In the past, some people were mistakenly told that they were allergic to coconut due to the results of an allergy blood test called ImmunoCAP fx1 Mixed Nuts which is used by GPs in some areas. It checks for peanut, hazelnut, brazil nut, almond and coconut antibodies, but if the test is positive, it does not mean that you are allergic to all of them. You’ll need a separate test to find out which food or foods you are allergic to.

If you have been told you are allergic to coconut but are not sure if a separate coconut allergy test was done, or if you are allergic to one or more other nuts and don’t know if you are allergic to coconut, ask your GP to arrange for a coconut allergy test.

  • Which foods contain coconut?

    Coconut can be bought fresh or processed as coconut milk, coconut water, creamed coconut or desiccated coconut. It can be used as an ingredient in baking, ice cream, breakfast cereals, confectionary and curries.

    Many products are made with coconut, here’s just a few examples:

    • Macaroons
    • Bounty chocolate bar
    • Vegan cheese
    • Malibu rum
    • Cocktails such as Pina Coladas
    • Fruit juices
  • Coconut oil

    Coconut oil is usually a cold-pressed, unrefined oil used for baking and cooking. Because it is unrefined, it contains the proteins that cause allergic reactions, so you will need to avoid cold-pressed coconut oil. It’s not known if fully refined coconut oil would cause a reaction so its best to avoid it if you have a coconut allergy.

    Coconut oil and extracts are used in some cosmetics and toiletries, especially in soaps, hand gels, shampoos and hair conditioners. How likely these products are to cause allergic reactions is not known.

    When you read the ingredients lists of cosmetics, you will see common food-based ingredients given a Latin name. The Latin name for coconut is Cocus nucifera.

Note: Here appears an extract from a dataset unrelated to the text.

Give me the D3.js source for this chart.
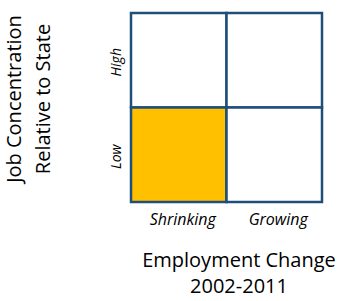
<!DOCTYPE html>
<html>
<head>
<meta charset="utf-8">
<script src="https://cdn.jsdelivr.net/npm/d3@7"></script>
<style>
  body { margin: 0; background: #fff; }
  text { font-family: "Open Sans", "Noto Sans", sans-serif; fill: #000; }
</style>
</head>
<body>
<svg id="chart" width="352" height="301"></svg>
<script>
const growthLevels = ["Shrinking", "Growing"];
const concentrationLevels = ["High", "Low"];
const highlighted = [["Shrinking", "Low"]];

const svg = d3.select("#chart");
const grid = {left: 131, right: 322, top: 13, bottom: 202};

const x = d3.scaleBand().domain(growthLevels).range([grid.left, grid.right]);
const y = d3.scaleBand().domain(concentrationLevels).range([grid.top, grid.bottom]);

const cells = [];
concentrationLevels.forEach(c => growthLevels.forEach(g => cells.push({g, c})));

svg.selectAll("rect.cell")
  .data(cells)
  .join("rect")
  .attr("class", "cell")
  .attr("x", d => x(d.g))
  .attr("y", d => y(d.c))
  .attr("width", x.bandwidth())
  .attr("height", y.bandwidth())
  .attr("fill", d => highlighted.some(h => h[0] === d.g && h[1] === d.c) ? "#FFC000" : "#fff")
  .attr("stroke", "#1F4E79")
  .attr("stroke-width", 2.5);

// column labels
svg.selectAll("text.col")
  .data(growthLevels)
  .join("text")
  .attr("class", "col")
  .attr("x", d => x(d) + x.bandwidth() / 2 + 4)
  .attr("y", 225)
  .attr("text-anchor", "middle")
  .attr("font-size", "16px")
  .attr("font-style", "italic")
  .text(d => d);

// row labels
svg.selectAll("text.row")
  .data(concentrationLevels)
  .join("text")
  .attr("class", "row")
  .attr("transform", d => `translate(121,${y(d) + y.bandwidth() / 2 + 2}) rotate(-90)`)
  .attr("text-anchor", "middle")
  .attr("font-size", "14px")
  .attr("font-style", "italic")
  .text(d => d);

// y axis title
const yTitle = svg.append("text")
  .attr("transform", "translate(0,99) rotate(-90)")
  .attr("text-anchor", "middle")
  .attr("font-size", "20px");
yTitle.append("tspan").attr("x", 0).attr("y", 21).text("Job Concentration");
yTitle.append("tspan").attr("x", 0).attr("y", 50).text("Relative to State");

// x axis title
const xTitle = svg.append("text")
  .attr("text-anchor", "middle")
  .attr("font-size", "20px");
xTitle.append("tspan").attr("x", 239).attr("y", 267).text("Employment Change");
xTitle.append("tspan").attr("x", 239).attr("y", 293).text("2002-2011");
</script>
</body>
</html>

    Read more in our Cosmetics, personal care products and medicines factsheet.

Shea nuts

Shea nuts are the seeds of the fruit of Shea trees which grow mainly in Africa. The seeds are used to make shea nut butter, sometimes known as shea nut oil, which is a refined product.  It is used in cosmetics products such as soaps, shampoos, and moisturisers as well as some foods including chocolate, sweets and ice cream.

Shea nut butter is not thought to cause allergic reactions, including in people with peanut or tree nut allergies. No cases of allergy to shea nut or shea nut butter have ever been reported.

Refined shea nut butter does not contain any detectable proteins and it is the protein in a food that causes allergic reactions.

Key messages

  • If you or your child have allergic symptoms after eating seeds or any of these foods with “nuts” in the name, visit your GP.
  • These seeds and foods with “nuts” in the name are not in the same plant families as peanuts or tree nuts.
  • Always be guided by your allergy specialist on which foods to avoid.
  • If you are at higher risk of anaphylaxis, you may be prescribed adrenaline auto-injectors. Carry two with you at all times.